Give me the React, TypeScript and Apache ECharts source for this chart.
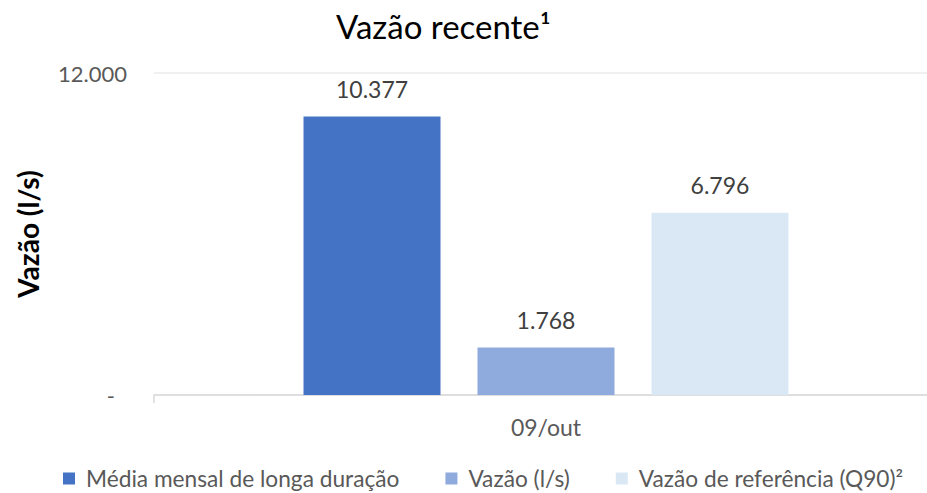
import React, { useEffect, useRef } from 'react';
import * as echarts from 'echarts';

const categories = ['09/out'];
const seriesNames = ['Média mensal de longa duração', 'Vazão (l/s)', 'Vazão de referência (Q90)²'];
const mediaMensal = [10377];
const vazao = [1768];
const vazaoReferencia = [6796];
const seriesColors = ['#4472C4', '#8FAADC', '#DAE8F5'];
const yMin = 0;
const yMax = 12000;

const FONT = 'Lato';

const fmt = (v: number) =>
  v === 0 ? '{d|-}' : String(Math.round(v)).replace(/\B(?=(\d{3})+(?!\d))/g, '.');

export default function App() {
  const ref = useRef<HTMLDivElement>(null);
  useEffect(() => {
    if (!ref.current) return;
    const chart = echarts.init(ref.current, null, { renderer: 'svg' });
    const values = [mediaMensal, vazao, vazaoReferencia];
    chart.setOption({
      animation: false,
      textStyle: { fontFamily: FONT },
      title: {
        text: 'Vazão recente¹',
        left: 331,
        top: 4,
        textStyle: { fontFamily: FONT, fontSize: 33, fontWeight: 'normal', color: '#000000' },
      },
      legend: {
        left: 63,
        top: 467,
        padding: 0,
        icon: 'rect',
        itemWidth: 12,
        itemHeight: 12,
        itemGap: 46,
        data: seriesNames,
        textStyle: { fontFamily: FONT, fontSize: 22.7, color: '#595959', padding: [0, 0, 0, 6] },
      },
      grid: { left: 154, top: 73, width: 784, height: 322, containLabel: false },
      xAxis: {
        type: 'category',
        data: categories,
        axisLine: { lineStyle: { color: '#d9d9d9', width: 1.5 } },
        axisTick: { show: true, length: 8, lineStyle: { color: '#d9d9d9', width: 1.5 } },
        axisLabel: { margin: 20, fontSize: 23, color: '#595959', fontFamily: FONT },
      },
      yAxis: {
        type: 'value',
        min: yMin,
        max: yMax,
        interval: yMax - yMin,
        name: 'Vazão (l/s)',
        nameLocation: 'middle',
        nameGap: 112,
        nameTextStyle: { fontFamily: FONT, fontSize: 28, fontWeight: 'bold', color: '#000000' },
        axisLine: { show: false },
        axisTick: { show: false },
        splitLine: { lineStyle: { color: '#ebebeb', width: 1.5 } },
        axisLabel: {
          margin: 27,
          fontSize: 22,
          color: '#595959',
          fontFamily: FONT,
          formatter: (v: number) => fmt(v),
          rich: { d: { fontSize: 22, color: '#595959', padding: [0, 12, 0, 0] } },
        },
      },
      series: seriesNames.map((name, i) => ({
        name,
        type: 'bar',
        data: values[i],
        barWidth: 137,
        barGap: '27%',
        itemStyle: { color: seriesColors[i] },
        label: {
          show: true,
          position: 'top',
          distance: 16,
          fontSize: 23,
          color: '#404040',
          fontFamily: FONT,
          formatter: (p: any) => fmt(p.value),
        },
      })),
    });
    return () => chart.dispose();
  }, []);
  return (
    <div style={{ position: 'fixed', left: 0, top: 0, width: 927, height: 493, overflow: 'hidden', background: '#ffffff' }}>
      <div ref={ref} style={{ width: 950, height: 493 }} />
    </div>
  );
}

......

Go through the material above and print all of it exactly, except the pictures.

## Right answer:
Give me the React, TypeScript and Apache ECharts source for this chart.
import React, { useEffect, useRef } from 'react';
import * as echarts from 'echarts';

const categories = ['09/out'];
const seriesNames = ['Média mensal de longa duração', 'Vazão (l/s)', 'Vazão de referência (Q90)²'];
const mediaMensal = [10377];
const vazao = [1768];
const vazaoReferencia = [6796];
const seriesColors = ['#4472C4', '#8FAADC', '#DAE8F5'];
const yMin = 0;
const yMax = 12000;

const FONT = 'Lato';

const fmt = (v: number) =>
  v === 0 ? '{d|-}' : String(Math.round(v)).replace(/\B(?=(\d{3})+(?!\d))/g, '.');

export default function App() {
  const ref = useRef<HTMLDivElement>(null);
  useEffect(() => {
    if (!ref.current) return;
    const chart = echarts.init(ref.current, null, { renderer: 'svg' });
    const values = [mediaMensal, vazao, vazaoReferencia];
    chart.setOption({
      animation: false,
      textStyle: { fontFamily: FONT },
      title: {
        text: 'Vazão recente¹',
        left: 331,
        top: 4,
        textStyle: { fontFamily: FONT, fontSize: 33, fontWeight: 'normal', color: '#000000' },
      },
      legend: {
        left: 63,
        top: 467,
        padding: 0,
        icon: 'rect',
        itemWidth: 12,
        itemHeight: 12,
        itemGap: 46,
        data: seriesNames,
        textStyle: { fontFamily: FONT, fontSize: 22.7, color: '#595959', padding: [0, 0, 0, 6] },
      },
      grid: { left: 154, top: 73, width: 784, height: 322, containLabel: false },
      xAxis: {
        type: 'category',
        data: categories,
        axisLine: { lineStyle: { color: '#d9d9d9', width: 1.5 } },
        axisTick: { show: true, length: 8, lineStyle: { color: '#d9d9d9', width: 1.5 } },
        axisLabel: { margin: 20, fontSize: 23, color: '#595959', fontFamily: FONT },
      },
      yAxis: {
        type: 'value',
        min: yMin,
        max: yMax,
        interval: yMax - yMin,
        name: 'Vazão (l/s)',
        nameLocation: 'middle',
        nameGap: 112,
        nameTextStyle: { fontFamily: FONT, fontSize: 28, fontWeight: 'bold', color: '#000000' },
        axisLine: { show: false },
        axisTick: { show: false },
        splitLine: { lineStyle: { color: '#ebebeb', width: 1.5 } },
        axisLabel: {
          margin: 27,
          fontSize: 22,
          color: '#595959',
          fontFamily: FONT,
          formatter: (v: number) => fmt(v),
          rich: { d: { fontSize: 22, color: '#595959', padding: [0, 12, 0, 0] } },
        },
      },
      series: seriesNames.map((name, i) => ({
        name,
        type: 'bar',
        data: values[i],
        barWidth: 137,
        barGap: '27%',
        itemStyle: { color: seriesColors[i] },
        label: {
          show: true,
          position: 'top',
          distance: 16,
          fontSize: 23,
          color: '#404040',
          fontFamily: FONT,
          formatter: (p: any) => fmt(p.value),
        },
      })),
    });
    return () => chart.dispose();
  }, []);
  return (
    <div style={{ position: 'fixed', left: 0, top: 0, width: 927, height: 493, overflow: 'hidden', background: '#ffffff' }}>
      <div ref={ref} style={{ width: 950, height: 493 }} />
    </div>
  );
}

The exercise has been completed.